No, but a confederacy provides safeguards that are impossible in a consolidated mega-state such as ours. The Articles of Confederation, for example, provided for "expressly delegated powers" only, which shuts the door on liberal construction. In fact, there was no judicial branch, which also, imo, is a safeguard. There is no direct taxation, yet another safeguard over the current system. etc.
The requisition system should have been fixed, not replaced. You want a real check on national power? Let all the national taxes come not from individuals, but from member states. Let each state determine for itself how to collect that money from its citizens. THAT would be a check on national spending. As it is, the states have to get in line behind the nationals.
(yea, I made a little time to respond after all.)
It is a mega-state of our own doing. Over a period of 224 years. It wasnt in the original document and only possible through construction. You want to shut out construction? Think you can shut out avarice and ambition? Good luck.

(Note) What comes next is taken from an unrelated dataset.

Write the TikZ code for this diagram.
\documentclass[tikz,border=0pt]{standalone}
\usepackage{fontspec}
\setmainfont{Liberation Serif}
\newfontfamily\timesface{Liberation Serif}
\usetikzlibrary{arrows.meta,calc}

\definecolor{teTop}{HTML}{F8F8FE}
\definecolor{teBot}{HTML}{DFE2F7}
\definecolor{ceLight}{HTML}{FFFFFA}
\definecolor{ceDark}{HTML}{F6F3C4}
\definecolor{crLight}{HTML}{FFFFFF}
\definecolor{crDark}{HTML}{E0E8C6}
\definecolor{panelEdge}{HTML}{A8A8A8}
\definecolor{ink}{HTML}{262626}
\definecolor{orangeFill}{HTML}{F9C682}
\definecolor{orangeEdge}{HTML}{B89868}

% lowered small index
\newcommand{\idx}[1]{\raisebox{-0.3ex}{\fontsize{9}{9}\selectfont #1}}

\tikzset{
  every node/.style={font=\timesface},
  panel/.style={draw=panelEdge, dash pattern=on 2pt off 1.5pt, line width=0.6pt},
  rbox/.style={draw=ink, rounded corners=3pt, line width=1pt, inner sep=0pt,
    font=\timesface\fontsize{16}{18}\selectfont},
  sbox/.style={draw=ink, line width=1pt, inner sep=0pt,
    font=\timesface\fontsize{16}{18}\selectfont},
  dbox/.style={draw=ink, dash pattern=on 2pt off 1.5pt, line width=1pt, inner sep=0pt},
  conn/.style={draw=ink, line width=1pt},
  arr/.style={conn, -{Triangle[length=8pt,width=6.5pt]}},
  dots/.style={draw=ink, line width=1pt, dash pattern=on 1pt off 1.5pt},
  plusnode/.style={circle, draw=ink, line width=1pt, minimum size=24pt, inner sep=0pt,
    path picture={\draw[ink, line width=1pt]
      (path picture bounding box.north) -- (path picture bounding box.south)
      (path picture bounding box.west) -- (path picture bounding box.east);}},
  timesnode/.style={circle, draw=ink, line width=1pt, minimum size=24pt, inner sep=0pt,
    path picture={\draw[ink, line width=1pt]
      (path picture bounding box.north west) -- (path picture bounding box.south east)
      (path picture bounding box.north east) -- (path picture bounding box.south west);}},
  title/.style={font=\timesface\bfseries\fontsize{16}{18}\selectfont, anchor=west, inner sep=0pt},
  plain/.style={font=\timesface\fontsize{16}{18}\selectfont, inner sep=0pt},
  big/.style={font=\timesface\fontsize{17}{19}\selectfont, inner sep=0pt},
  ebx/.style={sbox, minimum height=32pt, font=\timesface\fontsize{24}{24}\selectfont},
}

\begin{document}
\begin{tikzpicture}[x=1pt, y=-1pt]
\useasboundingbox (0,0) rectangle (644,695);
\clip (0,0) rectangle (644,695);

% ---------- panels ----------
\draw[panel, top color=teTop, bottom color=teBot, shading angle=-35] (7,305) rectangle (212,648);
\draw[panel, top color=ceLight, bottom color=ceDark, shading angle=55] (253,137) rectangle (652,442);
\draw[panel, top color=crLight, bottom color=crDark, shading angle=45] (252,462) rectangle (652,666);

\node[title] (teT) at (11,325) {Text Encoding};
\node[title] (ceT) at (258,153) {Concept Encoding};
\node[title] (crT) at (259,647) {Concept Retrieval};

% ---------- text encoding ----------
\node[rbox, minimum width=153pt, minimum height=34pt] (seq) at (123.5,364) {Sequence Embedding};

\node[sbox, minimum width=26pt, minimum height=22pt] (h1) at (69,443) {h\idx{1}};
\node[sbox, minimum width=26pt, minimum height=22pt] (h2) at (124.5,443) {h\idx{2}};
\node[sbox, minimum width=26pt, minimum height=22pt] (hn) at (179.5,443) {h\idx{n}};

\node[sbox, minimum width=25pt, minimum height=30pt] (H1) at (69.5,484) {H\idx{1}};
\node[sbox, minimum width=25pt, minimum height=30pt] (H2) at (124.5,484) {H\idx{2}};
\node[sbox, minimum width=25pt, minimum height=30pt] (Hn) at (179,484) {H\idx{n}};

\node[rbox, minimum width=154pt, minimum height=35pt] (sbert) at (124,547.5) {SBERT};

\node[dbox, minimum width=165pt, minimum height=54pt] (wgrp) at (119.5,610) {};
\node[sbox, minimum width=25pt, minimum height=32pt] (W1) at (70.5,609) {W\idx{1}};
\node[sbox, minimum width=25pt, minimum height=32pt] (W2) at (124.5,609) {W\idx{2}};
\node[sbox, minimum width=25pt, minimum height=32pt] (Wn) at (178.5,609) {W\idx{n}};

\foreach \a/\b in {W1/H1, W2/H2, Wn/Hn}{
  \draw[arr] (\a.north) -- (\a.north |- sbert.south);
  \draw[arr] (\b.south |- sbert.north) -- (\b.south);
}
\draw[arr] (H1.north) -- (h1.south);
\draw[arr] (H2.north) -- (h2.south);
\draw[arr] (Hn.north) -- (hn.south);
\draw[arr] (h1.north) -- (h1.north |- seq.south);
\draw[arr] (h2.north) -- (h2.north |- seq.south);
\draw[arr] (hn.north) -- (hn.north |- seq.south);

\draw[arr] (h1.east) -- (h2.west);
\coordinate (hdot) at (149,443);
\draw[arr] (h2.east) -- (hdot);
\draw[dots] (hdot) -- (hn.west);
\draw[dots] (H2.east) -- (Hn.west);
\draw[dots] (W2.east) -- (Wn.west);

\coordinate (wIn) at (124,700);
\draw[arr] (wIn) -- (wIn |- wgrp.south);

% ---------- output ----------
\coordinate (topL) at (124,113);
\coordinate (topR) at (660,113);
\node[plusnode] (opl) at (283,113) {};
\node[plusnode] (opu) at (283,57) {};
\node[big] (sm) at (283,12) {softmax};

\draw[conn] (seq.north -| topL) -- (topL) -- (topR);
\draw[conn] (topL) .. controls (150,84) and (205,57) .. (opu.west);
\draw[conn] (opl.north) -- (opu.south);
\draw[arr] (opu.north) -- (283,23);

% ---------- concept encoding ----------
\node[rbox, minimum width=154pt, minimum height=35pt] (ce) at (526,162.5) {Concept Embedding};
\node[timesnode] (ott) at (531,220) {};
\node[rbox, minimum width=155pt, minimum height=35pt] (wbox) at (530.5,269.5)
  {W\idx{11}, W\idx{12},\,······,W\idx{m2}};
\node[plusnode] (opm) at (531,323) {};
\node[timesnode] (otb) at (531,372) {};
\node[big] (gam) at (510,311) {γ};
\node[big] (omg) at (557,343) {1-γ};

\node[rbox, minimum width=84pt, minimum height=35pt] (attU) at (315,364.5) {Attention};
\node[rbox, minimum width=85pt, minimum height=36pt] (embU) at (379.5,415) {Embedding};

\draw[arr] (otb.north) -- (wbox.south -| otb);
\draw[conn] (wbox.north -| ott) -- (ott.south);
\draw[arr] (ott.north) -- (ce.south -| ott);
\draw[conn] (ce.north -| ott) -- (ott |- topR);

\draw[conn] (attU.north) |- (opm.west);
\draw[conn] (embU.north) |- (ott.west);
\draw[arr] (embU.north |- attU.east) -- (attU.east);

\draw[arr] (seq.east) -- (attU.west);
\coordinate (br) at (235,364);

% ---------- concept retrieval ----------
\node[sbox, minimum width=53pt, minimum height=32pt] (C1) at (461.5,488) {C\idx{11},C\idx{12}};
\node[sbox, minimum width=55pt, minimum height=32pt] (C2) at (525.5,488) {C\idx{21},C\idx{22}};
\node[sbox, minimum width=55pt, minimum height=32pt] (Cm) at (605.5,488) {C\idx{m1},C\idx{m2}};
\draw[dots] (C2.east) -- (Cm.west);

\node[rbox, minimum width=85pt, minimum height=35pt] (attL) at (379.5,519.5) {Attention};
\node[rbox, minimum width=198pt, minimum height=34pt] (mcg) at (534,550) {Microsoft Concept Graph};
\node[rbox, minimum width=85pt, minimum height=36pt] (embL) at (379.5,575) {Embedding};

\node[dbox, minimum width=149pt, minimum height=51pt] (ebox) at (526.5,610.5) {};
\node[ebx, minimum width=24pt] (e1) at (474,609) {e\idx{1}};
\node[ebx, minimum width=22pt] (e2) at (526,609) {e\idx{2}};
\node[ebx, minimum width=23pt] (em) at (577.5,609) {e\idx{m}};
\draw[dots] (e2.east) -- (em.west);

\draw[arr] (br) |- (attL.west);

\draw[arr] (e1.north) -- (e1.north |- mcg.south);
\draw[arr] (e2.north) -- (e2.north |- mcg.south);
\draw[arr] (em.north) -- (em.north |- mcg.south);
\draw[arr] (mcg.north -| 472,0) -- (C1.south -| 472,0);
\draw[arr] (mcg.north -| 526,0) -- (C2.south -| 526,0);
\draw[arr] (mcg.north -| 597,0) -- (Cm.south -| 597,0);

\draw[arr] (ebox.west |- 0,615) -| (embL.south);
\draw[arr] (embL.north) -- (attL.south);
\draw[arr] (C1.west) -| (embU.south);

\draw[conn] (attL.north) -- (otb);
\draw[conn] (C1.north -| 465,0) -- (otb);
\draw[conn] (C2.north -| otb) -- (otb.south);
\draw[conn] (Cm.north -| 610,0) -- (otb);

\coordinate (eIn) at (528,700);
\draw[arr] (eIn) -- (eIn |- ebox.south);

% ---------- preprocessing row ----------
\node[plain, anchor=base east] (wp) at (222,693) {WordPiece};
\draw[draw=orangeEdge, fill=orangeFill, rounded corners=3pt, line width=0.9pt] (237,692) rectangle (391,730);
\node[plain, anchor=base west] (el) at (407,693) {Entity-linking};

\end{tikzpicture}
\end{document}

Our peculiar security is in possession of a written Constitution. Let us not make it a blank paper by construction.
. . . . . Thomas Jefferson, letter to Wilson Cary Nicholas, 7 September, 1803
You want expressly delegated powers only? Be prepared to write a document that rivals, nay exceeds even, the size of the 0bamacare monstrosity.
Let all the national taxes come not from individuals, but from member states.
Thats the reason I mentioned 1913. One of the points on your graph. Not a part of Federalist 41 or 44, or Madisons understanding of implied powers. And, in any context other than this discussion, you would be vigorously protesting the attack on sovereignty represented by a Federal assessment levied on the several states. The reason the national government was conceived to act on individual citizens was because action on the states was considered to be a usurpation of the states sovereignty.